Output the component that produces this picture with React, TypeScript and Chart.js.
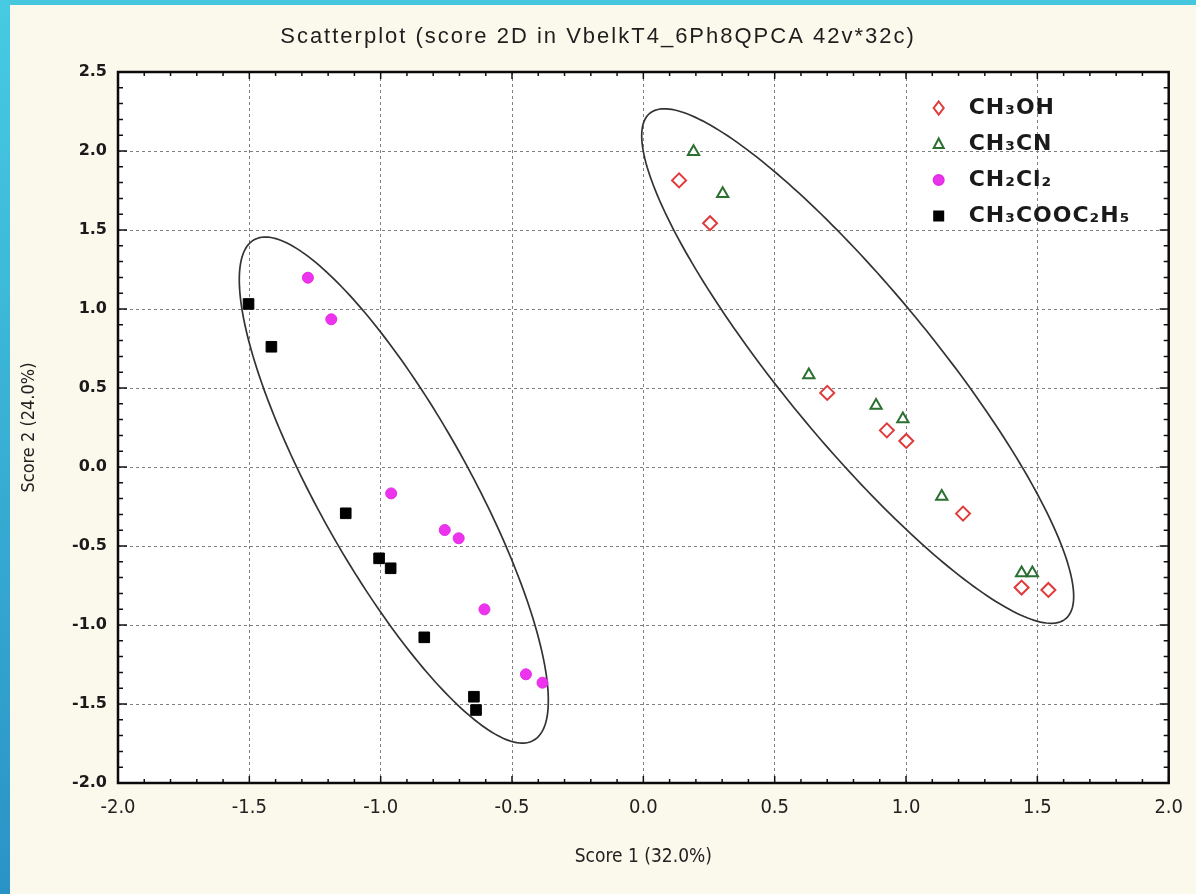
import React, { useEffect, useRef } from 'react';
import { Chart, registerables } from 'chart.js';

Chart.register(...registerables);

// ---- data ----
const seriesNames = ['CH₃OH', 'CH₃CN', 'CH₂Cl₂', 'CH₃COOC₂H₅'];

const methanolX = [0.136, 0.254, 0.700, 0.927, 1.001, 1.217, 1.440, 1.542];
const methanolY = [1.814, 1.543, 0.469, 0.232, 0.165, -0.295, -0.763, -0.778];

const acetonitrileX = [0.191, 0.302, 0.630, 0.886, 0.988, 1.136, 1.440, 1.481];
const acetonitrileY = [1.995, 1.730, 0.582, 0.390, 0.304, -0.186, -0.671, -0.671];

const dichloromethaneX = [-1.277, -1.188, -0.960, -0.756, -0.703, -0.605, -0.447, -0.384];
const dichloromethaneY = [1.198, 0.935, -0.167, -0.399, -0.451, -0.901, -1.312, -1.365];

const ethylAcetateX = [-1.503, -1.416, -1.133, -1.006, -0.962, -0.834, -0.645, -0.637];
const ethylAcetateY = [1.032, 0.761, -0.293, -0.578, -0.641, -1.078, -1.454, -1.538];

const xTickValues = [-2.0, -1.5, -1.0, -0.5, 0.0, 0.5, 1.0, 1.5, 2.0];
const yTickValues = [-2.0, -1.5, -1.0, -0.5, 0.0, 0.5, 1.0, 1.5, 2.0, 2.5];

// confidence ellipses: centre, major semi-axis vector, minor semi-axis vector (data units)
const ellipseRightCenter = [0.816, 0.639];
const ellipseRightMajor = [0.792, -1.599];
const ellipseRightMinor = [0.221, 0.307];
const ellipseLeftCenter = [-0.950, -0.146];
const ellipseLeftMajor = [0.532, -1.584];
const ellipseLeftMinor = [0.251, 0.236];

const titleText = 'Scatterplot (score 2D in VbelkT4_6Ph8QPCA 42v*32c)';
const xTitle = 'Score 1 (32.0%)';
const yTitle = 'Score 2 (24.0%)';

const zip = (xs: number[], ys: number[]) => xs.map((x, i) => ({ x, y: ys[i] }));

const NARROW = '"Liberation Sans Narrow", "DejaVu Sans Condensed", "Arial Narrow", sans-serif';

const bgPlugin = {
  id: 'plotBg',
  beforeDraw(chart: any) {
    const { ctx, chartArea } = chart;
    ctx.save();
    ctx.fillStyle = '#ffffff';
    ctx.fillRect(chartArea.left, chartArea.top, chartArea.right - chartArea.left, chartArea.bottom - chartArea.top);
    ctx.restore();
  },
};

const titlePlugin = {
  id: 'spacedTitle',
  afterDraw(chart: any) {
    const { ctx, chartArea } = chart;
    ctx.save();
    ctx.font = '22px "Liberation Sans", Arial, sans-serif';
    (ctx as any).letterSpacing = '2px';
    ctx.fillStyle = '#1e1e1e';
    ctx.textAlign = 'center';
    ctx.textBaseline = 'middle';
    ctx.fillText(titleText, 598, chartArea.top - 35);
    ctx.restore();
  },
};

const framePlugin = {
  id: 'frameEllipses',
  beforeDatasetsDraw(chart: any) {
    const { ctx, chartArea, scales } = chart;
    const xs = scales.x;
    const ys = scales.y;
    ctx.save();
    const ells = [
      [ellipseRightCenter, ellipseRightMajor, ellipseRightMinor],
      [ellipseLeftCenter, ellipseLeftMajor, ellipseLeftMinor],
    ];
    ctx.strokeStyle = '#333333';
    ctx.lineWidth = 1.7;
    ells.forEach(([c, M, m]) => {
      ctx.beginPath();
      for (let k = 0; k <= 240; k++) {
        const t = (k / 240) * Math.PI * 2;
        const dx = c[0] + Math.cos(t) * M[0] + Math.sin(t) * m[0];
        const dy = c[1] + Math.cos(t) * M[1] + Math.sin(t) * m[1];
        const px = xs.getPixelForValue(dx);
        const py = ys.getPixelForValue(dy);
        if (k === 0) ctx.moveTo(px, py);
        else ctx.lineTo(px, py);
      }
      ctx.closePath();
      ctx.stroke();
    });
    ctx.strokeStyle = '#111';
    ctx.lineWidth = 1.5;
    for (let v = -2.0; v <= 2.5001; v += 0.1) {
      const py = ys.getPixelForValue(v);
      const major = Math.abs(v * 2 - Math.round(v * 2)) < 1e-6;
      const len = major ? 9 : 5;
      ctx.beginPath();
      ctx.moveTo(chartArea.left, py); ctx.lineTo(chartArea.left + len, py);
      ctx.moveTo(chartArea.right, py); ctx.lineTo(chartArea.right - len, py);
      ctx.stroke();
    }
    for (let v = -2.0; v <= 2.0001; v += 0.1) {
      const px = xs.getPixelForValue(v);
      const major = Math.abs(v * 2 - Math.round(v * 2)) < 1e-6;
      const len = major ? 7 : 4;
      ctx.beginPath();
      ctx.moveTo(px, chartArea.top); ctx.lineTo(px, chartArea.top + len);
      ctx.moveTo(px, chartArea.bottom); ctx.lineTo(px, chartArea.bottom - len);
      ctx.stroke();
    }
    ctx.strokeStyle = '#0a0a0a';
    ctx.lineWidth = 2.5;
    ctx.strokeRect(chartArea.left, chartArea.top, chartArea.right - chartArea.left, chartArea.bottom - chartArea.top);
    ctx.restore();
  },
};

function drawMarker(ctx: CanvasRenderingContext2D, style: string, x: number, y: number, fill: string, stroke: string) {
  ctx.save();
  ctx.fillStyle = fill;
  ctx.strokeStyle = stroke;
  ctx.lineWidth = 2;
  ctx.beginPath();
  if (style === 'circle') {
    ctx.arc(x, y, 5, 0, Math.PI * 2);
  } else if (style === 'triangle') {
    ctx.moveTo(x, y - 5.5); ctx.lineTo(x + 5, y + 4); ctx.lineTo(x - 5, y + 4); ctx.closePath();
  } else if (style === 'rect') {
    ctx.rect(x - 4.5, y - 4.5, 9, 9);
  } else {
    ctx.moveTo(x, y - 6.5); ctx.lineTo(x + 5, y); ctx.lineTo(x, y + 6.5); ctx.lineTo(x - 5, y); ctx.closePath();
  }
  ctx.fill();
  ctx.stroke();
  ctx.restore();
}

const legendPlugin = {
  id: 'insideLegend',
  afterDraw(chart: any) {
    const { ctx, chartArea } = chart;
    const mx = chartArea.right - 230;
    const tx = chartArea.right - 200;
    const y0 = chartArea.top + 36;
    const dy = 36;
    ctx.save();
    chart.data.datasets.forEach((ds: any, i: number) => {
      const y = y0 + i * dy;
      drawMarker(ctx, ds.pointStyle, mx, y, ds.backgroundColor, ds.borderColor);
      ctx.font = 'bold 22px "DejaVu Sans", sans-serif';
      (ctx as any).letterSpacing = '1px';
      ctx.fillStyle = '#1a1a1a';
      ctx.textBaseline = 'middle';
      ctx.textAlign = 'left';
      ctx.fillText(ds.label, tx, y);
    });
    ctx.restore();
  },
};

export default function App() {
  const ref = useRef<HTMLCanvasElement | null>(null);

  useEffect(() => {
    if (!ref.current) return;
    const chart = new Chart(ref.current, {
      type: 'scatter',
      data: {
        datasets: [
          {
            label: seriesNames[0],
            data: zip(methanolX, methanolY),
            pointStyle: 'rectRot',
            pointRadius: 7,
            borderWidth: 2,
            borderColor: '#e03a3a',
            backgroundColor: '#ffffff',
          },
          {
            label: seriesNames[1],
            data: zip(acetonitrileX, acetonitrileY),
            pointStyle: 'triangle',
            pointRadius: 6.5,
            borderWidth: 2,
            borderColor: '#2b6f31',
            backgroundColor: '#ffffff',
          },
          {
            label: seriesNames[2],
            data: zip(dichloromethaneX, dichloromethaneY),
            pointStyle: 'circle',
            pointRadius: 5.5,
            borderWidth: 1,
            borderColor: '#e22ee2',
            backgroundColor: '#ee33ee',
          },
          {
            label: seriesNames[3],
            data: zip(ethylAcetateX, ethylAcetateY),
            pointStyle: 'rect',
            pointRadius: 7.5,
            borderWidth: 1,
            borderColor: '#000000',
            backgroundColor: '#000000',
          },
        ],
      },
      options: {
        animation: false,
        responsive: false,
        devicePixelRatio: 1,
        layout: { padding: { left: 0, right: 21, top: 72, bottom: 0 } },
        plugins: {
          legend: { display: false },
          tooltip: { enabled: false },
          title: { display: false },
        },
        scales: {
          x: {
            type: 'linear',
            min: -2,
            max: 2,
            afterFit: (s: any) => { s.height = 111; },
            afterBuildTicks: (s: any) => { s.ticks = xTickValues.map((v) => ({ value: v })); },
            ticks: {
              color: '#222',
              padding: 13,
              font: { family: NARROW, size: 20 },
              callback: (v: any) => Number(v).toFixed(1),
            },
            grid: { color: '#808080', lineWidth: 1, drawTicks: false },
            border: { display: false, dash: [3, 3] },
            title: {
              display: true,
              text: xTitle,
              color: '#222',
              font: { family: NARROW, size: 19 },
              padding: { top: 0, bottom: 26 },
            },
          },
          y: {
            type: 'linear',
            min: -2,
            max: 2.5,
            afterFit: (s: any) => { s.width = 118; },
            afterBuildTicks: (s: any) => { s.ticks = yTickValues.map((v) => ({ value: v })); },
            ticks: {
              color: '#1a1a1a',
              padding: 11,
              font: { family: '"DejaVu Sans", sans-serif', size: 16, weight: 'bold' },
              callback: (v: any) => Number(v).toFixed(1),
            },
            grid: { color: '#808080', lineWidth: 1, drawTicks: false },
            border: { display: false, dash: [3, 3] },
            title: {
              display: true,
              text: yTitle,
              color: '#222',
              font: { family: NARROW, size: 18 },
              padding: { top: 19, bottom: 0 },
            },
          },
        },
      },
      plugins: [bgPlugin, framePlugin, legendPlugin, titlePlugin],
    } as any);
    return () => chart.destroy();
  }, []);

  return (
    <div style={{ position: 'absolute', left: 0, top: 0, width: 1196, height: 894, background: '#fbf8ec', overflow: 'hidden' }}>
      <div style={{ position: 'absolute', left: 0, top: 0, width: 1196, height: 5, background: '#45c7de' }} />
      <div style={{ position: 'absolute', left: 0, top: 0, width: 10, height: 894, background: 'linear-gradient(#46cbe2, #2a93c6)' }} />
      <canvas ref={ref} width={1196} height={894} style={{ position: 'absolute', left: 0, top: 0, width: 1196, height: 894 }} />
    </div>
  );
}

- Exercise brief: Look at the listing and set down only the lines from its start through the line with "const seriesNames = ['CH₃OH', 'CH₃CN', 'CH₂Cl₂', 'CH₃COOC₂H₅'];", word for word and without pictures.

- Finished answer:
Output the component that produces this picture with React, TypeScript and Chart.js.
import React, { useEffect, useRef } from 'react';
import { Chart, registerables } from 'chart.js';

Chart.register(...registerables);

// ---- data ----
const seriesNames = ['CH₃OH', 'CH₃CN', 'CH₂Cl₂', 'CH₃COOC₂H₅'];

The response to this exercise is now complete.